Heroísmo, disciplina, renúncia.
Morte gloriosa, honrada e memorável, nada disso vale um dente podre da boca de
um mendigo moribundo se não for motivado pela energia inacabável do amor. O
amor é o fogo que me levanta todas as manhãs. Pelo Amor de Deus eu me ergo das
trevas da minha condição para ser algo melhor e mais decente, para ser caridoso
ao invés de ser carente, para servir a verdade, não ser aquele que mente.
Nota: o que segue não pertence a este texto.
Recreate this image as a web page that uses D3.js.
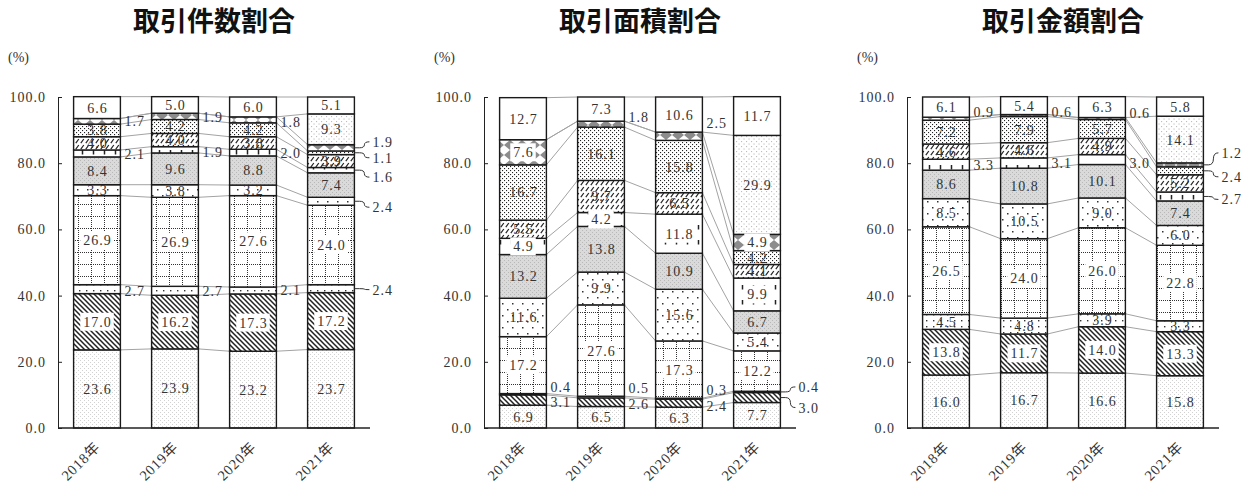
<!DOCTYPE html>
<html><head><meta charset="utf-8">
<script src="https://cdn.jsdelivr.net/npm/d3@7"></script>
<style>body{margin:0;background:#fff} svg{display:block}</style>
</head><body><script>
// ---------------- data ----------------
const years = ["2018年","2019年","2020年","2021年"];
const titles = ["取引件数割合","取引面積割合","取引金額割合"];
const yTickValues = [0,20,40,60,80,100];
// series listed bottom -> top, one value per year
const countValues = [
 [23.6,23.9,23.2,23.7],
 [17.0,16.2,17.3,17.2],
 [2.7,2.7,2.1,2.4],
 [26.9,26.9,27.6,24.0],
 [3.3,3.8,3.2,2.4],
 [8.4,9.6,8.8,7.4],
 [2.1,1.9,2.0,1.6],
 [4.0,4.0,3.8,3.9],
 [3.8,4.2,4.2,1.1],
 [1.7,1.9,1.8,1.9],
 [0,0,0,9.3],
 [6.6,5.0,6.0,5.1]
];
const areaValues = [
 [6.9,6.5,6.3,7.7],
 [3.1,2.6,2.4,3.0],
 [0.4,0.5,0.3,0.4],
 [17.2,27.6,17.3,12.2],
 [11.6,9.9,15.6,5.4],
 [13.2,13.8,10.9,6.7],
 [4.9,4.2,11.8,9.9],
 [5.5,9.7,6.5,4.1],
 [16.7,16.1,15.8,4.2],
 [7.6,1.8,2.5,4.9],
 [0,0,0,29.9],
 [12.7,7.3,10.6,11.7]
];
const amountValues = [
 [16.0,16.7,16.6,15.8],
 [13.8,11.7,14.0,13.3],
 [4.5,4.8,3.9,3.3],
 [26.5,24.0,26.0,22.8],
 [8.5,10.5,9.0,6.0],
 [8.6,10.8,10.1,7.4],
 [3.3,3.1,3.0,2.7],
 [4.6,4.6,4.9,5.2],
 [7.2,7.9,5.7,2.4],
 [0.9,0.6,0.6,1.2],
 [0,0,0,14.1],
 [6.1,5.4,6.3,5.8]
];

// ---------------- layout ----------------
const W = 1255, H = 484;
const panelLeft = [58, 484, 907];
const panelWidth = 312;
// labels placed outside the bar: [series, yearIndex, vertical offset px]
const outsideLabels = [
 [[2,0,2],[2,1,0],[2,2,0],[6,0,1],[6,1,2],[6,2,0],[9,0,0],[9,1,1],[9,2,2],
  [9,3,-6],[8,3,5],[6,3,7],[4,3,6],[2,3,1]],
 [[1,0,2],[2,0,-7],[1,1,2],[2,1,-9],[1,2,3],[2,2,-9],[9,1,-7],[9,2,-13],
  [2,3,-5],[1,3,10]],
 [[9,0,-7],[9,1,-4],[9,2,-6],[6,0,0],[6,1,0],[6,2,3],
  [9,3,-12],[8,3,6],[6,3,3]]
];
const boxedSeries = new Set([1,3,6,9]);
const numFont = "'Liberation Serif','Noto Sans CJK JP',serif";

const svg = d3.select("body").append("svg").attr("width", W).attr("height", H);
const defs = svg.append("defs");

function makePattern(id, w, h, bg) {
  const p = defs.append("pattern").attr("id", id)
    .attr("patternUnits", "userSpaceOnUse").attr("width", w).attr("height", h);
  p.append("rect").attr("width", w).attr("height", h).attr("fill", bg || "#fff");
  return p;
}
function dots(p, pts, s, c) {
  pts.forEach(([x, yy]) => p.append("rect").attr("x", x).attr("y", yy)
    .attr("width", s).attr("height", s).attr("fill", c));
}
let p;
p = makePattern("p0", 4, 4); dots(p, [[0,0],[2,2]], 1, "#d2d2d2");
p = makePattern("p1", 5, 5);
p.append("path").attr("d", "M-1,-1 L6,6 M-1,4 L1,6 M4,-1 L6,1")
  .attr("stroke", "#222").attr("stroke-width", 1.5);
p = makePattern("p2", 7, 6); dots(p, [[2,2]], 1.4, "#333");
p = makePattern("p3", 13, 12);
p.append("path").attr("d", "M0.5,0 V12 M0,0.5 H13").attr("stroke", "#333")
  .attr("stroke-width", 1).attr("stroke-dasharray", "1,1");
p = makePattern("p4", 10, 12); dots(p, [[2,3],[7,9]], 1.5, "#333");
p = makePattern("p5", 4, 4, "#dadada"); dots(p, [[0,0],[2,2]], 1, "#b8b8b8");
p = makePattern("p6", 11, 15);
p.append("path").attr("d", "M5.5,0 V4.5").attr("stroke", "#222").attr("stroke-width", 1.5);
p = makePattern("p7", 5, 6);
p.append("path").attr("d", "M0.8,5.2 L3.8,1").attr("stroke", "#222").attr("stroke-width", 1.2);
p = makePattern("p8", 4, 4); dots(p, [[0,0],[2,2]], 1.1, "#222");
p = makePattern("p9", 12, 10);
p.append("polygon").attr("points", "6,0 12,5 6,10 0,5").attr("fill", "#8c8c8c");
p = makePattern("p10", 5, 5); dots(p, [[1,1],[3.5,3.5]], 1.1, "#bdbdbd");
p = makePattern("p11", 4, 4);

const y = d3.scaleLinear().domain([0, 100]).range([428, 97]);
const fmt = d3.format(".1f");

[countValues, areaValues, amountValues].forEach((vals, pi) => {
  const x0 = panelLeft[pi];
  const x = d3.scaleBand().domain(years).range([x0, x0 + panelWidth])
    .paddingInner(0.4).paddingOuter(0.2);
  const bw = x.bandwidth();
  const rows = years.map((yr, i) => {
    const o = { year: yr };
    vals.forEach((s, k) => o[k] = s[i]);
    return o;
  });
  const keys = d3.range(vals.length);
  const stacked = d3.stack().keys(keys)(rows);
  const g = svg.append("g");

  // title
  g.append("text").attr("x", x0 + panelWidth / 2).attr("y", 31)
    .attr("text-anchor", "middle").attr("font-family", "'Noto Sans CJK JP',sans-serif")
    .attr("font-weight", "bold").attr("font-size", 27).attr("fill", "#111")
    .text(titles[pi]);
  g.append("text").attr("x", x0 - 50).attr("y", 62)
    .attr("font-family", numFont).attr("font-size", 14).attr("fill", "#333").text("(%)");

  // series lines
  stacked.forEach(layer => {
    for (let i = 0; i < years.length - 1; i++) {
      g.append("line")
        .attr("x1", x(years[i]) + bw).attr("y1", y(layer[i][1]))
        .attr("x2", x(years[i + 1])).attr("y2", y(layer[i + 1][1]))
        .attr("stroke", "#a3a3a3").attr("stroke-width", 1);
    }
  });

  // bars
  stacked.forEach(layer => {
    const k = layer.key;
    layer.forEach((d, i) => {
      if (d[1] - d[0] <= 0) return;
      g.append("rect").attr("x", x(years[i])).attr("width", bw)
        .attr("y", y(d[1])).attr("height", y(d[0]) - y(d[1]))
        .attr("fill", `url(#p${k})`).attr("stroke", "#1a1a1a").attr("stroke-width", 1.4);
    });
  });

  // labels
  const outMap = new Map(outsideLabels[pi].map(([s, i, dy]) => [s + "_" + i, dy]));
  stacked.forEach(layer => {
    const k = layer.key;
    layer.forEach((d, i) => {
      const v = vals[k][i];
      if (!v) return;
      const mid = y((d[0] + d[1]) / 2);
      const key = k + "_" + i;
      if (outMap.has(key)) {
        const dy = outMap.get(key);
        const xr = x(years[i]) + bw;
        let tx;
        if (i === years.length - 1) {
          const ly = mid + dy;
          const path = dy === 0 ? `M${xr},${mid} H${xr + 15}` :
            `M${xr},${mid} L${xr + 5},${mid} Q${xr + 10},${mid} ${xr + 10},${(mid + ly) / 2} Q${xr + 10},${ly} ${xr + 15},${ly}`;
          g.append("path").attr("d", path).attr("fill", "none")
            .attr("stroke", "#333").attr("stroke-width", 1);
          tx = xr + 18;
        } else {
          tx = xr + 4;
        }
        g.append("text").attr("x", tx).attr("y", mid + dy + 5)
          .attr("font-family", numFont).attr("font-size", 14).attr("fill", "#333")
          .attr("letter-spacing", "1px").text(fmt(v));
      } else {
        const cx = x(years[i]) + bw / 2;
        const t = g.append("text").attr("x", cx + 0.5).attr("y", mid + 5)
          .attr("text-anchor", "middle").attr("font-family", numFont)
          .attr("font-size", 14).attr("fill", "#333").attr("letter-spacing", "1px")
          .text(fmt(v));
        if (boxedSeries.has(k)) {
          const bb = t.node().getBBox();
          g.insert("rect", () => t.node()).attr("x", bb.x - 3).attr("y", mid - 9)
            .attr("width", bb.width + 5).attr("height", 18).attr("fill", "#fff");
        }
      }
    });
  });

  // axes
  const ya = g.append("g").attr("transform", `translate(${x0},0)`)
    .call(d3.axisLeft(y).tickValues(yTickValues).tickSize(-4).tickSizeOuter(0)
      .tickPadding(12).tickFormat(fmt));
  ya.select(".domain").attr("stroke", "#222");
  ya.selectAll(".tick line").attr("stroke", "#222");
  ya.selectAll(".tick text").attr("font-family", numFont).attr("font-size", 14)
    .attr("fill", "#333").attr("letter-spacing", "1px");

  g.append("line").attr("x1", x0).attr("x2", x0 + panelWidth)
    .attr("y1", y(0)).attr("y2", y(0)).attr("stroke", "#222").attr("stroke-width", 1.3);
  years.forEach(yr => {
    g.append("text")
      .attr("transform", `translate(${x(yr) + bw / 2 + 4},448) rotate(-45)`)
      .attr("text-anchor", "end").attr("font-family", numFont).attr("font-size", 14.5)
      .attr("letter-spacing", "0.8px").attr("fill", "#333").text(yr);
  });
});
</script></body></html>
Pelo amor de Deus...pelo amor do
Amor...porque Deus é Amor...em sua mais pura e casta forma, em sua perfeição e
plenitude. Em seu ardor mais brilhante, que consome o espírito sem queimar. Em
seu ardor mais intenso, e no entanto sem ardência. A chama tão poderosa e tão
perfeita que superou todos os limites da matéria e da quantidade. A luz é
apenas a sombra de sua glória, apenas a antecâmara de seus vastos salões. Suas
colunas sustentam o universo, e todas as coisas gravitam para Ele. O Amor está
no centro, ordena tudo, conserva tudo.
O Amor nos salvará a todos. Se
nos deixarmos ser salvos.
Meu caro Carlos.
ResponderExcluirSe há algum termo comparativo com o blog de minha pessoa, diria que este equipara-se a um nível de importância que o post "Ouisense" foi pra mim.
Foi um post belíssimo, cheio de buscas e revelações da tua alma. Muitos outros posts teus têm um "quê" de divagação normal de pessoas como nós, rsrs. Mas, este, junto com a música, pareceu tão meticulosamente pensado, bem feito. Perfeitamente ao Amor de Deus. Com o ar maior do sacerdote que guardas em ti.
Concordo bastante com muito do que disseste. E mesmo o que não concordei por achar isso ou aquilo, agradou-me de ter lido tantas palavras defendidas com tanta paixão e fé.
A mim, pessoalmente, o post foi um belo "puxão de orelha". Espero poder admirá-lo, lê-lo outras vezes para melhor guardar o sermão, e assim para que me fale mais ao coração.